Business

T-Mobile Considers Targeting Business Users

T-Mobile USA might target business users as an engine of future growth and profitability, but it says it won’t try to match its much larger competitors by seeking mergers of its own.

Kai-Uwe Ricke, the CEO of the carrier’s German parent company, Deutsche Telecom, said one strategic move under consideration is for T-Mobile to form a separate business unit to attract corporate users.

Ricke was quoted in the Financial Times of London as saying the company had ruled out trying to grow by acquiring regional carriers and that it could compete without mergers.

Small Size

“It does not matter whether you have four, five or six players, as long as our positioning is right, and as long as we have the critical mass,” Ricke said. He added that the company expects its subscriber base to grow to 20 million by next year.

In the wake of the AT&T Wireless/Cingular and Sprint/Nextel hookups, T-Mobile is now the smallest carrier in the U.S. with national coverage, lagging well behind its competitors.

T-Mobile has around 17 million subscribers, about half that of its next smallest competitor. Cingular now has about 42 million customers after its buy of AT&T Wireless, Verizon has about the same number and Sprint/Nextel will boast around 33 million post-merger.

To date, T-Mobile has targeted mainly consumers with its marketing campaigns. Ricke said a decision could be made to target enterprise-level users, but only if T-Mobile found a partner to join in the push.

“We do not actually compete with Cingular or Verizon in a lot of areas,” Ricke said, adding, “A new mobile phone brand for business customers is not ruled out.”

Trickle Down Effect

Some analysts believe T-Mobile is in position to benefit from the mergers taking place around it, even without any dramatic moves of its own.

Those analysts say that price wars are less likely with fewer large players in the field, which in turn will help T-Mobile protect is strong profit margins. They also point to T-Mobile’s growth trajectory, which makes it the second-fastest growing carrier in the U.S. in 2004. T-Mobile was known as VoiceStream until Deutsche bought it in 2001.

However, while they could unlock growth potential in the corporate environment, business users are sought mainly because of what they do to the bottom line. Because they purchase more add-on services and ring up more monthly charges than consumers, business users can help ensure long-term profitability.

Also, T-Mobile has a built-in advantage if it decides to tackle the market: The ability to offer global roaming plans to corporate customers, something that some of the other major carriers lack. In fact, analysts say some business users currently keep a second account — often with T-Mobile — that they use when traveling overseas.

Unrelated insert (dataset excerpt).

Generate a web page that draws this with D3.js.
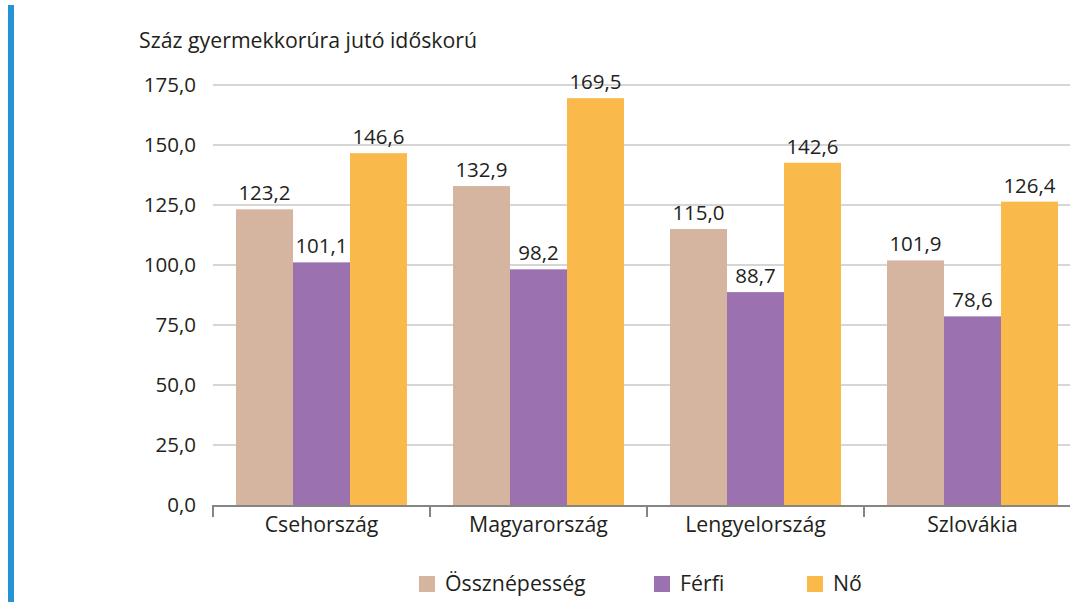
<!DOCTYPE html>
<html>
<head>
<meta charset="utf-8">
<script src="https://cdn.jsdelivr.net/npm/d3@7"></script>
<style>
  body { margin: 0; background: #fff; }
  text { font-family: "Open Sans", "Noto Sans", sans-serif; fill: #231f20; }
</style>
</head>
<body>
<script>
var countries = ["Csehország", "Magyarország", "Lengyelország", "Szlovákia"];
var seriesNames = ["Össznépesség", "Férfi", "Nő"];
var seriesColors = ["#d5b59f", "#9b71b0", "#fab94b"];
var total = [123.2, 132.9, 115.0, 101.9];
var male = [101.1, 98.2, 88.7, 78.6];
var female = [146.6, 169.5, 142.6, 126.4];
var yTicks = [0, 25, 50, 75, 100, 125, 150, 175];
var yTitle = "Száz gyermekkorúra jutó időskorú";

var width = 1070, height = 602;
var fs = 20.5, fsText = 21.3;
var svg = d3.select("body").append("svg").attr("width", width).attr("height", height);

// blue side strip
svg.append("rect").attr("x", 8).attr("y", 5).attr("width", 6).attr("height", height - 5).attr("fill", "#2593d4");

var x0 = d3.scaleBand().domain(countries).range([213, 1081]).paddingInner(0).paddingOuter(0);
var x1 = d3.scaleBand().domain(seriesNames).range([23, x0.bandwidth() - 23]);
var y = d3.scaleLinear().domain([0, 175]).range([505, 85]);
var color = d3.scaleOrdinal().domain(seriesNames).range(seriesColors);
var fmt = function (v) { return d3.format(".1f")(v).replace(".", ","); };

// gridlines
svg.append("g").selectAll("line").data(yTicks.filter(function (d) { return d > 0; })).enter().append("line")
    .attr("x1", 213).attr("x2", width).attr("y1", function (d) { return y(d); }).attr("y2", function (d) { return y(d); })
    .attr("stroke", "#c9c9c9").attr("stroke-width", 1.5);

// y labels
svg.append("g").selectAll("text").data(yTicks).enter().append("text")
    .attr("x", 196).attr("y", function (d) { return y(d); }).attr("dy", "0.35em")
    .attr("text-anchor", "end").attr("font-size", fs).text(fmt);

svg.append("text").attr("x", 139).attr("y", 48).attr("font-size", fsText).text(yTitle);

var data = countries.map(function (c, i) {
    return { country: c, values: [total[i], male[i], female[i]].map(function (v, j) { return { key: seriesNames[j], value: v }; }) };
});

var groups = svg.append("g").selectAll("g").data(data).enter().append("g")
    .attr("transform", function (d) { return "translate(" + x0(d.country) + ",0)"; });

groups.selectAll("rect").data(function (d) { return d.values; }).enter().append("rect")
    .attr("x", function (d) { return x1(d.key); }).attr("width", x1.bandwidth())
    .attr("y", function (d) { return y(d.value); }).attr("height", function (d) { return y(0) - y(d.value); })
    .attr("fill", function (d) { return color(d.key); });

groups.selectAll("text").data(function (d) { return d.values; }).enter().append("text")
    .attr("x", function (d) { return x1(d.key) + x1.bandwidth() / 2; })
    .attr("y", function (d) { return y(d.value) - 9; })
    .attr("text-anchor", "middle").attr("font-size", fs).text(function (d) { return fmt(d.value); });

// x axis
var xAxis = d3.axisBottom(x0).tickSize(0).tickPadding(11);
var gx = svg.append("g").attr("transform", "translate(0," + 506 + ")").call(xAxis);
gx.select(".domain").remove();
gx.attr("font-family", null).attr("font-size", fsText);
gx.selectAll("text").attr("fill", null);
svg.append("line").attr("x1", 213).attr("x2", width).attr("y1", 506).attr("y2", 506).attr("stroke", "#858585").attr("stroke-width", 2);
var boundaries = countries.map(function (c) { return x0(c); });
svg.append("g").selectAll("line").data(boundaries).enter().append("line")
    .attr("x1", function (d) { return d; }).attr("x2", function (d) { return d; })
    .attr("y1", 505).attr("y2", 517).attr("stroke", "#858585").attr("stroke-width", 2);

// legend
var legendX = [419, 654, 807];
var legend = svg.append("g").selectAll("g").data(seriesNames).enter().append("g")
    .attr("transform", function (d, i) { return "translate(" + legendX[i] + ",576)"; });
legend.append("rect").attr("width", 16).attr("height", 16).attr("fill", function (d) { return color(d); });
legend.append("text").attr("x", 26).attr("y", 8).attr("dy", "0.35em").attr("font-size", fsText).text(function (d) { return d; });
</script>
</body>
</html>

T-Mobile’s network is on the internationally accepted GSM standard, noted Gartner analyst Tole Hart. The only other major carrier that offers a range of global roaming options is Cingular.

In fact, more businesses might start asking for more robust international roaming options as the industry consolidates. “Business users, just like consumers, will come to expect more from their carriers,” Hart said.

Competitive Disadvantage

Other analysts say the mergers do pose a risk to T-Mobile and that it needs to react in order to avoid being marginalized. That group believes the degree to which prices will stabilize in the wake of the mergers might have been overstated and that per-minute rates are likely to continue to work their way lower over time.

While selling T-Mobile might be a possibility — rumors of a Verizon purchase were circulating earlier this month — Jan Dawson, research director at Ovum, said U.S. growth and profits are helping T-Mobile’s parent company deal with a slowdown in mobile growth in Germany.

“A sale to Vodafone might be a possibility,” Dawson said of T-Mobile. “But it’s not clear that Deutsche wants to give up that growth engine right now.”